We really congratulate the state government. What was expected has happened because we have been able to give the [Nagmohan Das] committee, the government, everybody concerned enormous data in support of it. Huge data – more than 150 books, reports, research articles – and we had no doubt that there could be any other way than this. We congratulate the state government for having taken such a bold decision.
Put the demand for recognising the Lingayat community as a separate religion in perspective.
In fact a bigger agitation is going on in Maharashtra since 2014. The Maharashtra state government had already resolved to recommend it to the Centre in 2014, [during an] August 19 cabinet meeting. [It] had resolved to recommend…the notification of Lingayat as a minority religion. That was four years back. Now the same agitation has restarted there six months back and is going on. Their cabinet sub-committee met just last week again. So it is not just Karnataka it is Maharashtra also. Now it has begun in Telangana and Tamil Nadu as well.
For the uninitiated, explain who is a Lingayat and why the demand to recognise it as a separate religion?
Lingayat is a religion of democracy, a religion of science, it is a religion of modern man. You take any practice or principle, it stands for absolute equality among all human beings irrespective of caste, irrespective of religion or language. It stands for absolute equality between men and women. I would request those who know Lingayats to find out the status of women in [their] religious social economic and cultural spheres – they are equal to men. It is a religion free from superstition, it is a religion based on scientific principles. It does not believe in all kinds of rituals. It does not believe in Vedas, Puranas, Agamas and Shastras [Hindu religious texts]. It is perhaps the only Indian religion which rejects the traditional authorities of Hindu religion in such harsh terms. How many vachanas [verses] are there which make absolute fun of these things? This is a religion not only in teaching but also in practice. In the 12th century, Basavanna what he started, in less than 10 years time it spread like wildfire.
Now you see there are one-and-a-half-crore Lingayats in Maharashtra, 80 lakh people in Telangana, around one crore in Karnataka and about 50 lakh people in Tamil Nadu. All these spread from that one place after the revolution. It ignited a revolution because Basavanna arranged the marriage of an SC [Scheduled Caste] young man with a Brahmin girl. That resulted in clashes between Hindu orthodox people and the followers of this particular religion. In that more than 50,000 people were butchered by the royal forces. The king himself was murdered on this account.
The Rashtriya Swayamsevak Sangh has publicly criticised the demand for religion status for Lingayats saying it is an attempt to divide Hindu society on lines of caste.

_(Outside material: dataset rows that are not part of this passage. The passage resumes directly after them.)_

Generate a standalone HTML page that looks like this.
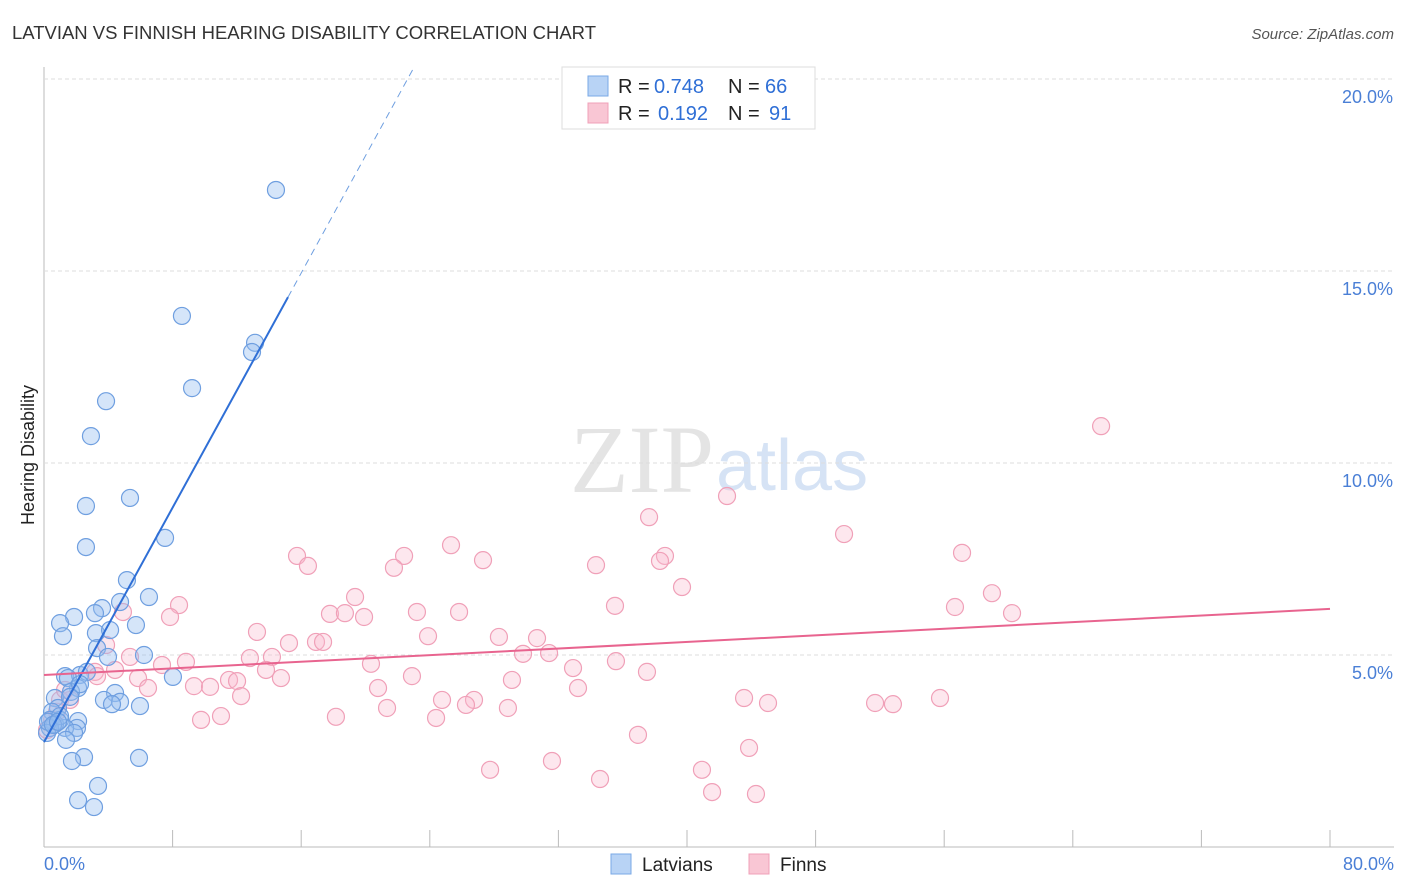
<!DOCTYPE html>
<html><head><meta charset="utf-8"><style>
body{margin:0;background:#fff;font-family:"Liberation Sans",sans-serif;}
svg{display:block}
</style></head><body>
<svg id="c" width="1406" height="892" xmlns="http://www.w3.org/2000/svg">
<text x="12" y="39" font-size="18.5" fill="#333" textLength="584">LATVIAN VS FINNISH HEARING DISABILITY CORRELATION CHART</text>
<text x="1394" y="39" font-size="15" fill="#555" font-style="italic" text-anchor="end">Source: ZipAtlas.com</text>
<text x="714" y="492" font-size="96" fill="#e4e4e4" text-anchor="end" font-family="Liberation Serif,serif">ZIP</text>
<text x="716" y="490" font-size="72" fill="#d6e3f5">atlas</text>
<g id="grid"></g>
<g id="pts"></g>
<g id="trend"></g>
<text transform="translate(34,455) rotate(-90)" font-size="18" fill="#222" text-anchor="middle">Hearing Disability</text>
<text x="44" y="870" font-size="18" fill="#4a7fd6">0.0%</text>
<text x="1394" y="870" font-size="18" fill="#4a7fd6" text-anchor="end">80.0%</text>
<g>
<rect x="562" y="67" width="253" height="62" fill="#fff" stroke="#ddd"/>
<rect x="588" y="76" width="20" height="20" fill="#b8d3f5" stroke="#7aa8e6"/>
<rect x="588" y="103" width="20" height="20" fill="#f9c6d4" stroke="#f0a0b8"/>
<text x="618" y="93" font-size="20" fill="#222">R =</text>
<text x="654" y="93" font-size="20" fill="#2f6fd6">0.748</text>
<text x="728" y="93" font-size="20" fill="#222">N =</text>
<text x="765" y="93" font-size="20" fill="#2f6fd6">66</text>
<text x="618" y="120" font-size="20" fill="#222">R =</text>
<text x="658" y="120" font-size="20" fill="#2f6fd6">0.192</text>
<text x="728" y="120" font-size="20" fill="#222">N =</text>
<text x="769" y="120" font-size="20" fill="#2f6fd6">91</text>
</g>
<g><rect x="611" y="854" width="20" height="20" fill="#b8d3f5" stroke="#7aa8e6"/><text x="642" y="871" font-size="19" fill="#222">Latvians</text></g>
<g><rect x="749" y="854" width="20" height="20" fill="#f9c6d4" stroke="#f0a0b8"/><text x="780" y="871" font-size="19" fill="#222">Finns</text></g>
</svg>
<script>
const yTicks=[5,10,15,20];
const xTicks=[0,8,16,24,32,40,48,56,64,72,80];
const latX=[14.43,8.58,13.13,12.94,9.21,3.86,2.92,5.35,2.61,7.53,2.61,5.16,6.53,4.73,3.61,1.87,1.00,3.17,5.72,1.18,3.23,4.11,3.30,6.22,3.98,8.02,1.31,2.24,1.49,2.67,2.12,1.68,2.24,4.42,3.73,4.73,5.97,4.23,0.68,0.87,0.50,0.37,1.00,2.12,2.05,1.31,1.87,0.68,0.37,0.19,1.37,2.49,1.74,5.91,3.36,2.12,3.11,1.00,1.62,0.25,0.56,0.87];
const latY=[17.11,13.83,13.13,12.89,11.95,11.61,10.70,9.09,8.88,8.05,7.81,6.95,6.51,6.38,6.22,5.99,5.83,6.09,5.78,5.49,5.57,5.65,5.18,5.00,4.95,4.43,4.45,4.48,4.40,4.56,4.14,4.04,4.24,4.01,3.83,3.78,3.67,3.72,3.88,3.62,3.52,3.31,3.31,3.28,3.10,3.10,2.97,3.20,3.10,2.97,2.79,2.34,2.24,2.32,1.59,1.22,1.04,3.41,3.91,3.26,3.18,3.26];
const finX=[65.76,42.49,37.64,49.77,25.32,15.74,22.40,57.11,27.31,38.63,38.32,16.42,21.77,34.34,39.69,19.35,58.97,8.40,56.67,35.52,23.20,25.82,60.22,17.79,18.72,19.91,4.91,7.84,13.25,23.89,28.30,30.67,15.24,16.92,17.36,3.86,29.80,31.42,5.35,12.81,14.18,8.83,7.34,35.58,20.34,32.91,37.51,4.42,3.17,13.81,3.30,5.85,22.89,11.51,12.01,14.74,29.11,9.33,10.33,6.47,20.78,33.22,12.26,43.55,45.04,24.76,26.75,26.25,51.70,52.81,55.74,21.34,28.86,18.16,11.01,9.77,24.39,36.95,43.86,27.75,31.60,40.93,34.59,41.56,44.29,0.81,1.00,1.62,0.19,0.50,1.31];
const finY=[10.96,9.14,8.59,8.15,7.86,7.58,7.58,7.66,7.47,7.58,7.45,7.32,7.27,7.34,6.77,6.51,6.61,6.30,6.25,6.28,6.12,6.12,6.09,6.07,6.09,5.99,6.12,5.99,5.60,5.49,5.47,5.44,5.31,5.34,5.34,5.26,5.03,5.05,4.95,4.92,4.95,4.82,4.74,4.84,4.77,4.66,4.56,4.61,4.56,4.61,4.45,4.40,4.45,4.35,4.32,4.40,4.35,4.19,4.17,4.14,4.14,4.14,3.93,3.88,3.75,3.83,3.83,3.70,3.75,3.72,3.88,3.62,3.62,3.39,3.41,3.31,3.36,2.92,2.58,2.01,2.24,2.01,1.77,1.43,1.38,3.52,3.83,3.83,3.05,3.31,4.09];
const latTrend=[2.73,0.7635]; // intercept, slope
const finTrend=[4.48,0.0215];
const NS='http://www.w3.org/2000/svg';
const X=v=>44+v*1286/80, Y=v=>847-v*38.4;
function mk(tag,a,p){const e=document.createElementNS(NS,tag);for(const k in a)e.setAttribute(k,a[k]);p.appendChild(e);return e;}
const g=document.getElementById('grid');
let ax=mk('line',{x1:44,y1:67,x2:44,y2:847,stroke:'#bbb'},g);


let bx=mk('line',{x1:44,y1:847,x2:1394,y2:847,stroke:'#bbb'},g);


yTicks.forEach(t=>{
 let l=mk('line',{x1:44,y1:Y(t),x2:1394,y2:Y(t),stroke:'#ddd','stroke-dasharray':'4,3'},g);
 
 
 let tx=mk('text',{x:1393,y:Y(t)+24,'font-size':18,fill:'#4a7fd6','text-anchor':'end'},g);
 tx.textContent=t.toFixed(1)+'%';
 
 
});
xTicks.slice(1).forEach(t=>{
 let l=mk('line',{x1:X(t),y1:830,x2:X(t),y2:847,stroke:'#bbb'},g);
 
 
});
const p=document.getElementById('pts');
finX.forEach((x,i)=>{
 let c=mk('circle',{cx:X(x),cy:Y(finY[i]),r:8.5,fill:'rgba(248,185,205,0.35)',stroke:'#f0a0b8','stroke-width':1.2},p);
 
 
});
latX.forEach((x,i)=>{
 let c=mk('circle',{cx:X(x),cy:Y(latY[i]),r:8.5,fill:'rgba(150,190,240,0.4)',stroke:'#6f9fe0','stroke-width':1.2},p);
 
 
});
const tg=document.getElementById('trend');
const lf=x=>latTrend[0]+latTrend[1]*x;
let l1=mk('line',{x1:X(0),y1:Y(lf(0)),x2:X(15.18),y2:Y(lf(15.18)),stroke:'#2f6fd6','stroke-width':2},tg);


const xe=(20.3-latTrend[0])/latTrend[1];
let l2=mk('line',{x1:X(15.18),y1:Y(lf(15.18)),x2:X(xe),y2:Y(lf(xe)),stroke:'#6f9fe0','stroke-width':1,'stroke-dasharray':'7,5'},tg);


const ff=x=>finTrend[0]+finTrend[1]*x;
let l3=mk('line',{x1:X(0),y1:Y(ff(0)),x2:X(80),y2:Y(ff(80)),stroke:'#e8648f','stroke-width':2},tg);


</script>
</body></html>
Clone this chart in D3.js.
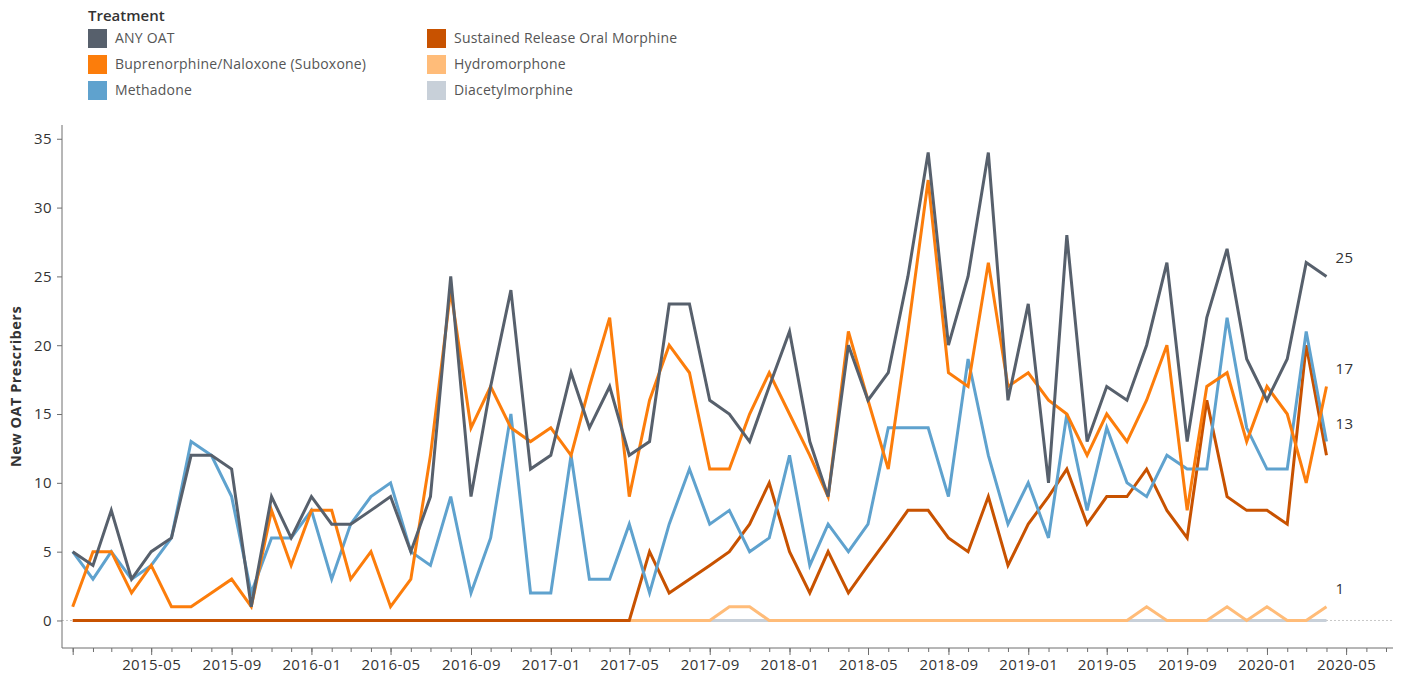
<!DOCTYPE html>
<html lang="en">
<head>
    <meta charset="UTF-8">
    <title>New OAT Prescribers</title>
    <style>
        body { margin: 0; background: #fff; }
        text { font-family: "Open Sans", "Noto Sans", sans-serif; }
    </style>
</head>
<body>
    <div id="chartContainer"></div>

    <script src="https://d3js.org/d3.v7.min.js"></script>
    <script>
        // Monthly series, 2015-01 to 2020-04
        const startMonth = new Date(2015, 0, 1);
        const anyOat = [5,4,8,3,5,6,12,12,11,1,9,6,9,7,7,8,9,5,9,25,9,17,24,11,12,18,14,17,12,13,23,23,16,15,13,17,21,13,9,20,16,18,25,34,20,25,34,16,23,10,28,13,17,16,20,26,13,22,27,19,16,19,26,25];
        const suboxone = [1,5,5,2,4,1,1,2,3,1,8,4,8,8,3,5,1,3,12,24,14,17,14,13,14,12,17,22,9,16,20,18,11,11,15,18,15,12,9,21,16,11,21,32,18,17,26,17,18,16,15,12,15,13,16,20,8,17,18,13,17,15,10,17];
        const methadone = [5,3,5,3,4,6,13,12,9,2,6,6,8,3,7,9,10,5,4,9,2,6,15,2,2,12,3,3,7,2,7,11,7,8,5,6,12,4,7,5,7,14,14,14,9,19,12,7,10,6,15,8,14,10,9,12,11,11,22,14,11,11,21,13];
        const srom = [0,0,0,0,0,0,0,0,0,0,0,0,0,0,0,0,0,0,0,0,0,0,0,0,0,0,0,0,0,5,2,3,4,5,7,10,5,2,5,2,4,6,8,8,6,5,9,4,7,9,11,7,9,9,11,8,6,16,9,8,8,7,20,12];
        // these two only start in 2017-05 (index 28)
        const hydromorphone = [0,0,0,0,0,1,1,0,0,0,0,0,0,0,0,0,0,0,0,0,0,0,0,0,0,0,1,0,0,0,1,0,1,0,0,1];
        const diacetylmorphine = [0,0,0,0,0,0,0,0,0,0,0,0,0,0,0,0,0,0,0,0,0,0,0,0,0,0,0,0,0,0,0,0,0,0,0,0];

        const seriesNames = ["ANY OAT", "Buprenorphine/Naloxone (Suboxone)", "Methadone",
                             "Sustained Release Oral Morphine", "Hydromorphone", "Diacetylmorphine"];
        const seriesColors = ["#57606c", "#fc7d0b", "#5fa2ce", "#c85200", "#ffbc79", "#c8d0d9"];
        const seriesValues = [anyOat, suboxone, methadone, srom, hydromorphone, diacetylmorphine];
        const seriesStart = [0, 0, 0, 0, 28, 28];
        const endLabels = ["25", "17", "13", null, "1", null];
        const yTicks = [0, 5, 10, 15, 20, 25, 30, 35];

        const width = 1402, height = 679;

        const svg = d3.select("#chartContainer")
            .append("svg")
                .attr("width", width)
                .attr("height", height);

        // build rows of {date, value}
        const series = seriesNames.map((name, s) => ({
            name: name,
            color: seriesColors[s],
            label: endLabels[s],
            points: seriesValues[s].map((v, i) => ({
                date: d3.timeMonth.offset(startMonth, seriesStart[s] + i),
                value: v
            }))
        }));

        // scales
        const x = d3.scaleTime()
            .domain([startMonth, new Date(2020, 6, 1)])
            .range([72.7, 1386]);

        const y = d3.scaleLinear()
            .domain([-2, 36])
            .range([648, 125]);

        const axisColor = "#6e6e6e";
        const textColor = "#333";

        // zero reference line
        svg.append("line")
            .attr("x1", 62).attr("x2", 1393)
            .attr("y1", y(0)).attr("y2", y(0))
            .attr("stroke", "#c8c8c8")
            .attr("stroke-width", 1)
            .attr("stroke-dasharray", "2,2");

        // y axis
        const yAxis = svg.append("g")
            .attr("transform", "translate(62,0)")
            .call(d3.axisLeft(y).tickValues(yTicks).tickSize(5).tickPadding(5));
        yAxis.select(".domain").remove();
        yAxis.selectAll(".tick line").attr("stroke", axisColor);
        yAxis.selectAll("text")
            .attr("fill", textColor)
            .style("font-size", "15px")
            .style("letter-spacing", "0.4px");

        svg.append("line")
            .attr("x1", 62).attr("x2", 62)
            .attr("y1", 125).attr("y2", 648)
            .attr("stroke", axisColor);

        // x axis: monthly minor ticks, labels every 4 months
        const xMinor = svg.append("g")
            .attr("transform", "translate(0,648)")
            .call(d3.axisBottom(x).ticks(d3.timeMonth.every(1)).tickSize(4).tickFormat(""));
        xMinor.select(".domain").remove();
        xMinor.selectAll(".tick line").attr("stroke", axisColor);

        const xMajor = svg.append("g")
            .attr("transform", "translate(0,648)")
            .call(d3.axisBottom(x).ticks(d3.timeMonth.every(4)).tickSize(7).tickPadding(4)
                .tickFormat(d => d.getTime() === startMonth.getTime() ? "" : d3.timeFormat("%Y-%m")(d)));
        xMajor.select(".domain").remove();
        xMajor.selectAll(".tick line").attr("stroke", axisColor);
        xMajor.selectAll("text")
            .attr("fill", textColor)
            .style("font-size", "15px")
            .style("letter-spacing", "0.4px");

        svg.append("line")
            .attr("x1", 62).attr("x2", 1393)
            .attr("y1", 648).attr("y2", 648)
            .attr("stroke", axisColor);

        // y axis title
        svg.append("text")
            .attr("transform", "translate(21," + y(17) + ") rotate(-90)")
            .attr("text-anchor", "middle")
            .attr("fill", textColor)
            .style("font-size", "14.5px")
            .style("font-weight", "bold")
            .style("letter-spacing", "0.5px")
            .text("New OAT Prescribers");

        // lines, last legend entry drawn first so ANY OAT sits on top
        const line = d3.line()
            .x(d => x(d.date))
            .y(d => y(d.value));

        svg.append("g")
            .selectAll("path")
            .data(series.slice().reverse())
            .join("path")
                .attr("fill", "none")
                .attr("stroke", d => d.color)
                .attr("stroke-width", 3)
                .attr("stroke-linejoin", "miter")
                .attr("d", d => line(d.points));

        // end labels
        svg.append("g")
            .selectAll("text")
            .data(series.filter(d => d.label))
            .join("text")
                .attr("x", d => x(d.points[d.points.length - 1].date) + 9)
                .attr("y", d => y(d.points[d.points.length - 1].value) - 17)
                .attr("dominant-baseline", "middle")
                .attr("fill", textColor)
                .style("font-size", "15px")
                .style("letter-spacing", "0.5px")
                .text(d => d.label);

        // legend
        const legend = svg.append("g");
        legend.append("text")
            .attr("x", 88).attr("y", 21)
            .attr("fill", textColor)
            .style("font-size", "15px")
            .style("font-weight", "600")
            .text("Treatment");

        const items = legend.selectAll("g.item")
            .data(series)
            .join("g")
                .attr("class", "item")
                .attr("transform", (d, i) => "translate(" + (i < 3 ? 88 : 427) + "," + (29 + (i % 3) * 26) + ")");
        items.append("rect")
            .attr("width", 19).attr("height", 19)
            .attr("fill", d => d.color);
        items.append("text")
            .attr("x", 27).attr("y", 10)
            .attr("dominant-baseline", "middle")
            .attr("fill", "#555")
            .style("font-size", "14px")
            .style("letter-spacing", "0.2px")
            .text(d => d.name);
    </script>
</body>
</html>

The BJP, supported by RSS and Hindu Sanathan Dharma, has to say that because this [Lingayat] is the religion that rose against that kind of orthodoxy. Obviously they have to say this and they are saying it. Whether it is against their party? I do not agree. It is not against any party nor is it for any party. And when this agitation started two years ago there was no such political development. Now that it has taken such a long time, some elections have come and they are suspecting this is election propaganda. I do not think so.
Isn’t there a division within the Lingayat community on the demand for separate religion status.
No such division. Ninety-seven per cent of Lingayats are Lingayats and there are about 3% Aaradhya Brahmins who became Lingayats and subsequently they started corrupting it from within, bringing in caste and hierarchy and all that. They are called Veerashaivas. So this resolution of the government is that Lingayat is a minority religion, but those Veerashaivas who are saying that they are Hindus etc, they can also remain within the Lingayat fold if they accept Basava tatva [the tenets of Basavanna]. They have been given a choice: either stick to the oath you took when you became Lingayat, or you remain what you are. The decision is yours.
How do you see the position taken by BJP’s BS Yeddyurappa, arguably the tallest political leader from the Lingayat community in Karnataka?
Being a Lingayat, not knowing his own roots , if he is talking the language he has been talking he has to think about it, we are nobody to talk about it.